[Records with drawing code]
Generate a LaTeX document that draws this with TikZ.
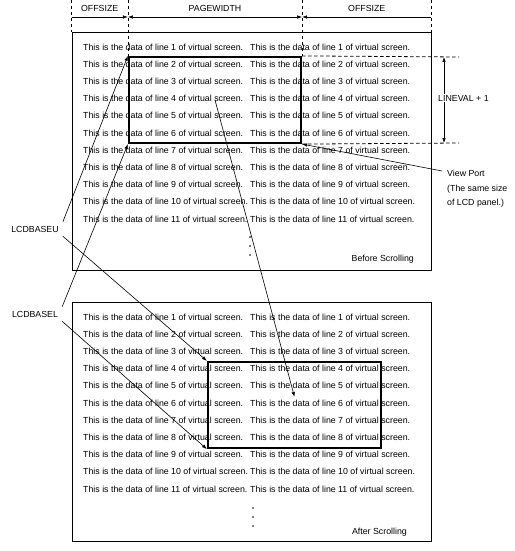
\documentclass[tikz,border=0pt]{standalone}
\usepackage{fontspec}
\setmainfont{Liberation Sans}
\usetikzlibrary{arrows.meta,positioning,calc}
\newcommand{\datafont}{\fontsize{8.8}{10}\selectfont}
\tikzset{
  panel/.style={draw,line width=0.9pt,minimum width=359pt,minimum height=238pt,
                inner sep=0pt},
  viewbox/.style={draw,line width=2.2pt,minimum width=172pt,minimum height=86pt,
                  inner sep=0pt},
  dataline/.style={anchor=west,inner sep=0pt,font=\datafont},
  lbl/.style={font=\datafont,inner sep=2pt},
  guide/.style={dash pattern=on 3.5pt off 2.5pt,line width=0.8pt},
  arr/.style={-{Latex[length=5pt,width=3.5pt]},line width=0.6pt},
  arrb/.style={{Latex[length=5pt,width=3.5pt]}-{Latex[length=5pt,width=3.5pt]},
               line width=0.6pt},
}

\begin{document}
\begin{tikzpicture}[x=1pt,y=-1pt]
  \useasboundingbox (0,0) rectangle (514,551);
  % panels and view ports
  \node[panel] (before) at (251.5,151) {};
  \node[panel,minimum height=239pt] (after) at (251.5,421.5) {};
  \node[viewbox] (vtop) at (215,100) {};
  \node[viewbox,minimum width=173pt] (vbot) at (294.5,405) {};

  % virtual screen data
  \foreach \n in {1,...,11}{
    \node[dataline] (btl\n) at (83,{47+(\n-1)*17.2})
      {This is the data of line {\n} of virtual screen.};
    \node[dataline] (btr\n) at (250,{47+(\n-1)*17.2})
      {This is the data of line {\n} of virtual screen.};
    \node[dataline] (atl\n) at (83,{317+(\n-1)*17.2})
      {This is the data of line {\n} of virtual screen.};
    \node[dataline] (atr\n) at (250,{317+(\n-1)*17.2})
      {This is the data of line {\n} of virtual screen.};
  }
  \foreach \y in {0,9,18}{
    \fill (250,237+\y) circle (0.9pt);
    \fill (253,508+\y) circle (0.9pt);
  }
  \node[lbl,anchor=east] (bscroll) at (416,259) {Before Scrolling};
  \node[lbl,anchor=east] (ascroll) at (409,532) {After Scrolling};

  % dimensions on top
  \coordinate (d0) at (before.north west |- 0,17);
  \coordinate (d1) at (vtop.north west |- 0,17);
  \coordinate (d2) at (vtop.north east |- 0,17);
  \coordinate (d3) at (before.north east |- 0,17);
  \draw[guide] (before.north west |- 0,0) -- (before.north west);
  \draw[guide] (vtop.north west |- 0,0) -- (vtop.north west);
  \draw[guide] (vtop.north east |- 0,0) -- (vtop.north east);
  \draw[guide] (before.north east |- 0,0) -- (before.north east);
  \draw[arr] (d0) -- (d1);
  \draw[arrb] (d1) -- (d2);
  \draw[arr] (d3) -- (d2);
  \node[lbl] (offl) at ($(d0)!0.5!(d1)+(0,-9)$) {OFFSIZE};
  \node[lbl] (pagew) at ($(d1)!0.5!(d2)+(0,-9)$) {PAGEWIDTH};
  \node[lbl] (offr) at ($(d2)!0.5!(d3)+(0,-9)$) {OFFSIZE};

  % view port height
  \coordinate (h0) at (459,57);
  \coordinate (h1) at (459,143);
  \draw[guide] (vtop.north east) -- (h0);
  \draw[guide] (vtop.south east) -- (h1);
  \draw[arrb] (444,57) -- (444,143);
  \node[lbl,anchor=west,fill=white,inner sep=1pt] (lineval) at (437,98) {LINEVAL + 1};

  % view port label
  \node[lbl,anchor=north west,align=left,font=\fontsize{8.8}{14.5}\selectfont]
    (portlbl) at (445,168) {View Port\\(The same size\\of LCD panel.)};
  \draw[arr] ([xshift=-3pt,yshift=-3pt]portlbl.north west) -- (vtop.south east);

  % base address labels
  \node[lbl,inner sep=4pt] (baseu) at (35,229) {LCDBASEU};
  \node[lbl,inner sep=4pt] (basel) at (35,314) {LCDBASEL};
  \draw[arr] (baseu.north east) -- (vtop.north west);
  \draw[arr] (baseu.south east) -- (vbot.north west);
  \draw[arr] (basel.north east) -- (vtop.south west);
  \draw[arr] (basel.south east) -- (vbot.south west);

  % scrolling move
  \draw[arr] (vtop.center) -- ([yshift=8pt]vbot.center);
\end{tikzpicture}
\end{document}
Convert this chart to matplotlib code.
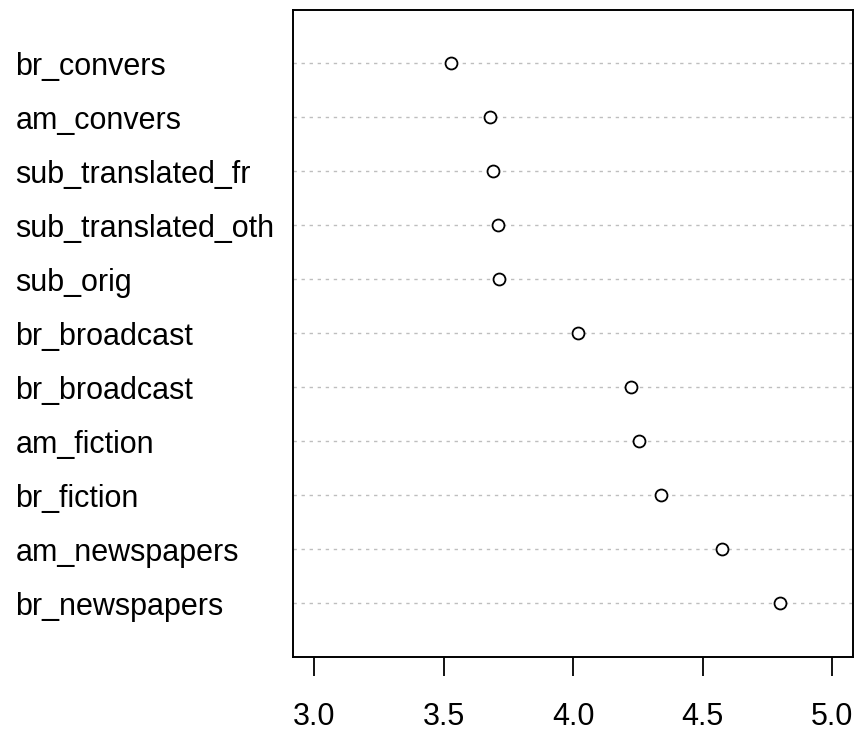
import numpy as np
import matplotlib.pyplot as plt

plt.rcParams['font.family'] = ['Liberation Sans', 'DejaVu Sans']

# mean scores per corpus, top to bottom as drawn
labels = ['br_convers', 'am_convers', 'sub_translated_fr', 'sub_translated_oth',
          'sub_orig', 'br_broadcast', 'br_broadcast', 'am_fiction', 'br_fiction',
          'am_newspapers', 'br_newspapers']
values = [3.53, 3.68, 3.69, 3.71, 3.715, 4.02, 4.225, 4.255, 4.34, 4.575, 4.80]
xticks = [3.0, 3.5, 4.0, 4.5, 5.0]

n = len(labels)
ypos = np.arange(n, 0, -1)  # first label at the top

fig = plt.figure(figsize=(8.57, 7.32), dpi=100)
ax = fig.add_axes([0.3423, 0.1025, 0.9953 - 0.3423, 0.987 - 0.1025])

for y in ypos:
    ax.axhline(y, color='#bebebe', linewidth=1.0, linestyle=(0, (2.4, 3.4)), zorder=1)

ax.plot(values, ypos, linestyle='none', marker='o', markersize=8.6,
        markerfacecolor='white', markeredgecolor='black', markeredgewidth=1.3, zorder=3)

ax.set_xlim(2.92, 5.08)
ax.set_ylim(0, n + 1)

ax.set_xticks(xticks)
ax.set_xticklabels([f'{t:.1f}' for t in xticks])
ax.tick_params(axis='x', direction='out', length=13.7, width=1.3, pad=19,
               labelsize=22, colors='black')

ax.set_yticks(ypos)
ax.set_yticklabels(labels)
ax.tick_params(axis='y', length=0, pad=200, labelsize=22)
for lab in ax.get_yticklabels():
    lab.set_horizontalalignment('left')

for sp in ax.spines.values():
    sp.set_linewidth(1.4)
    sp.set_color('black')

fig.savefig('out.png', dpi=100)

◆ Requirement ◆
Start at the line that contains "Convert this chart to matplotlib code.", stop at the line that contains "ax = fig.add_axes([0.3423, 0.1025, 0.9953", and reproduce each line in that stretch exactly. Pictures are excluded.

◆ Output for this exercise ◆
Convert this chart to matplotlib code.
import numpy as np
import matplotlib.pyplot as plt

plt.rcParams['font.family'] = ['Liberation Sans', 'DejaVu Sans']

# mean scores per corpus, top to bottom as drawn
labels = ['br_convers', 'am_convers', 'sub_translated_fr', 'sub_translated_oth',
          'sub_orig', 'br_broadcast', 'br_broadcast', 'am_fiction', 'br_fiction',
          'am_newspapers', 'br_newspapers']
values = [3.53, 3.68, 3.69, 3.71, 3.715, 4.02, 4.225, 4.255, 4.34, 4.575, 4.80]
xticks = [3.0, 3.5, 4.0, 4.5, 5.0]

n = len(labels)
ypos = np.arange(n, 0, -1)  # first label at the top

fig = plt.figure(figsize=(8.57, 7.32), dpi=100)
ax = fig.add_axes([0.3423, 0.1025, 0.9953 - 0.3423, 0.987 - 0.1025])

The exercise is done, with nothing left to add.